##### RAW DATA

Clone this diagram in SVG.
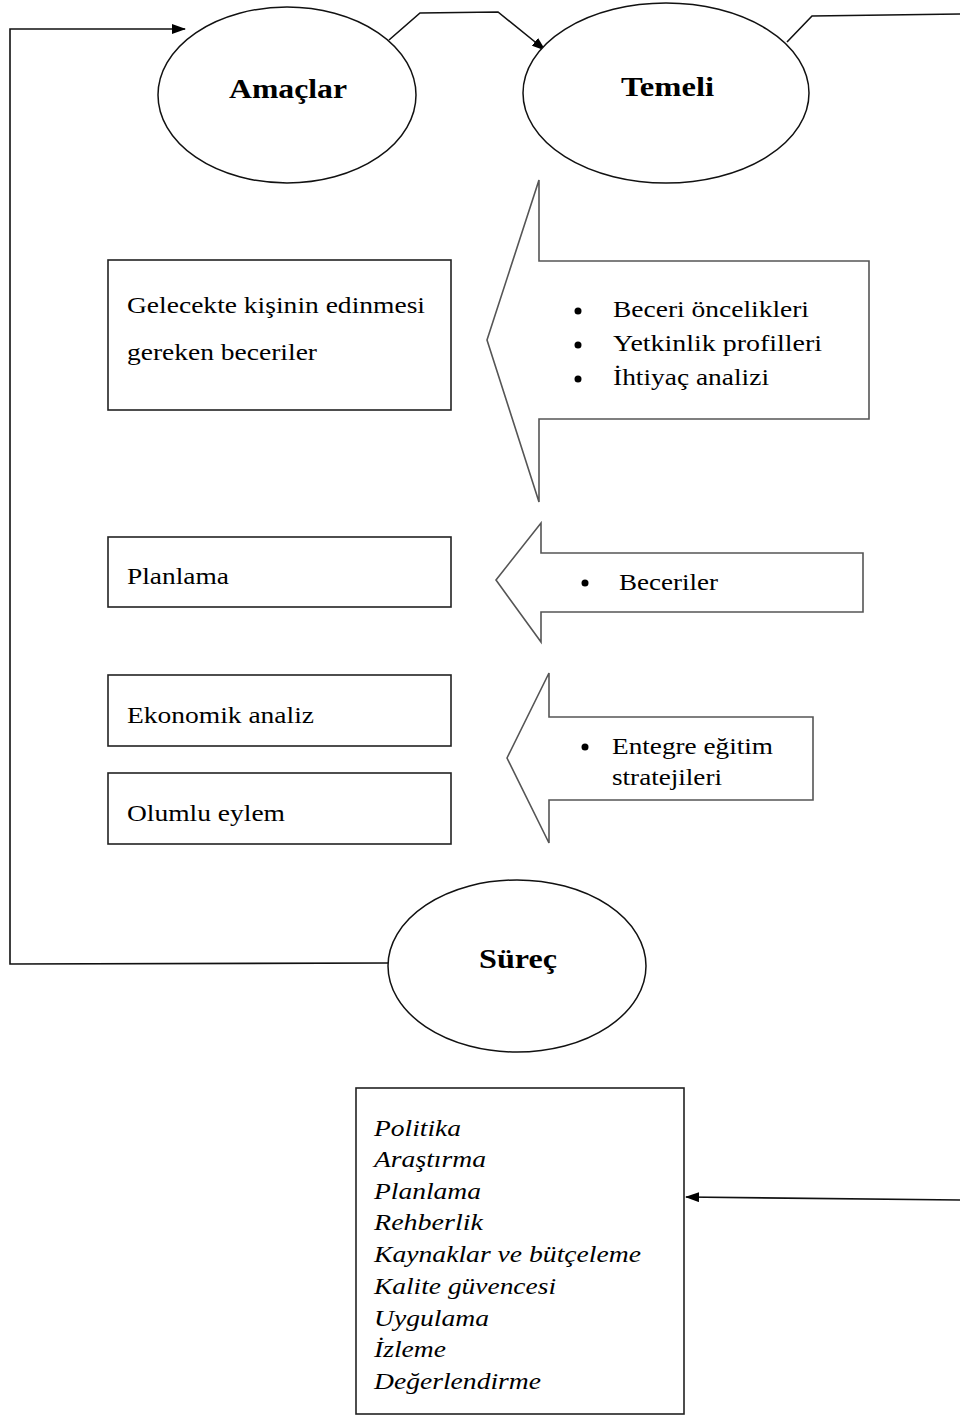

##########
##### RAW DATA

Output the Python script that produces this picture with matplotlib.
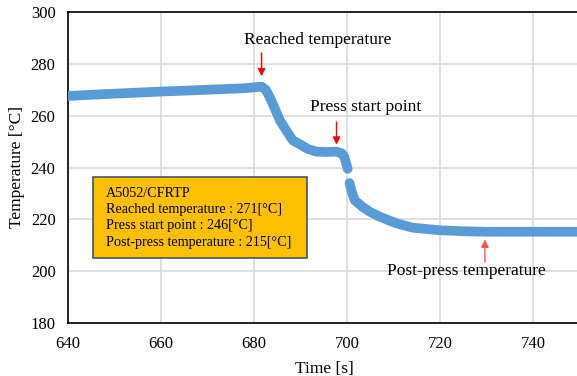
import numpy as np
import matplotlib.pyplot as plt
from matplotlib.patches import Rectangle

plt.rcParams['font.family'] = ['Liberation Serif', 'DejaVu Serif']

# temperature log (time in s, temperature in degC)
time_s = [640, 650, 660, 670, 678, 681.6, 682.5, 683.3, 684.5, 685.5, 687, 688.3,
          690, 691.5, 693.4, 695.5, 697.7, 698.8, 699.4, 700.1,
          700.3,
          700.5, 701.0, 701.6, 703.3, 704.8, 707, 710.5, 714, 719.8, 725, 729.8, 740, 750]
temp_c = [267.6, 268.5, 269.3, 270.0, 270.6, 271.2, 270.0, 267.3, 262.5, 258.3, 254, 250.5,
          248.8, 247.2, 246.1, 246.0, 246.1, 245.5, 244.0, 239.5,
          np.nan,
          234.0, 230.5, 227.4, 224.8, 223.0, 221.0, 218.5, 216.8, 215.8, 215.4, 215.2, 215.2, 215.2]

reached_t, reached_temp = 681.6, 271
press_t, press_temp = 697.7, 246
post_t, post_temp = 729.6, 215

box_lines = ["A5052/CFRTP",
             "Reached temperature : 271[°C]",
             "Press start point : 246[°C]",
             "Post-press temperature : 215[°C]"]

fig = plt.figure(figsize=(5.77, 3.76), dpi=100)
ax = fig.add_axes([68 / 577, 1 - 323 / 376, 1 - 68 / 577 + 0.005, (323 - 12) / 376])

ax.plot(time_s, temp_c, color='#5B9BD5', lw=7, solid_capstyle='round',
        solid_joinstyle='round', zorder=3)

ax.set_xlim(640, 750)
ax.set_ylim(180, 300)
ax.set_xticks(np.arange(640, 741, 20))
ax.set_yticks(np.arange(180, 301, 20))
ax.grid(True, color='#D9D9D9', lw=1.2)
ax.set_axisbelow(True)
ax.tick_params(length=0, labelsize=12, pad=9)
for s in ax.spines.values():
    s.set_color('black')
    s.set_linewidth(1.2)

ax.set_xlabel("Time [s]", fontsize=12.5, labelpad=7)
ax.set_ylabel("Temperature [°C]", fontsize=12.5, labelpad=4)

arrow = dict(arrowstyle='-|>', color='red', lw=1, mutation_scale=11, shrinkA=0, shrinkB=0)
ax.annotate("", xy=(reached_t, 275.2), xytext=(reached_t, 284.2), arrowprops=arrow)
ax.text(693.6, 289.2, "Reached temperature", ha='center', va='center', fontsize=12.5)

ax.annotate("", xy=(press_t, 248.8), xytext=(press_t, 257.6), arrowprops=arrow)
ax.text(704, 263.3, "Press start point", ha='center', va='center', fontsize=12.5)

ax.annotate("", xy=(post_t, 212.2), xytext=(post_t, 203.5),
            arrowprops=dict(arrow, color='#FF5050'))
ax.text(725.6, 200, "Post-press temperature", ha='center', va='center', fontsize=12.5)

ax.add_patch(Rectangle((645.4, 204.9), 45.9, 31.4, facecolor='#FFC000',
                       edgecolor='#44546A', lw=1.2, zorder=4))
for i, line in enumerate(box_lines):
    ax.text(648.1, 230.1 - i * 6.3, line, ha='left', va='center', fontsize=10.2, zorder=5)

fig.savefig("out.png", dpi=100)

##########

— EXERCISE —
Repeat exactly, and only, the lines from the one containing "Output the Python" through the one containing "plt.rcParams['font.family'] = ['Liberation", both included, without the pictures.

— ANSWER IN FULL —
Output the Python script that produces this picture with matplotlib.
import numpy as np
import matplotlib.pyplot as plt
from matplotlib.patches import Rectangle

plt.rcParams['font.family'] = ['Liberation Serif', 'DejaVu Serif']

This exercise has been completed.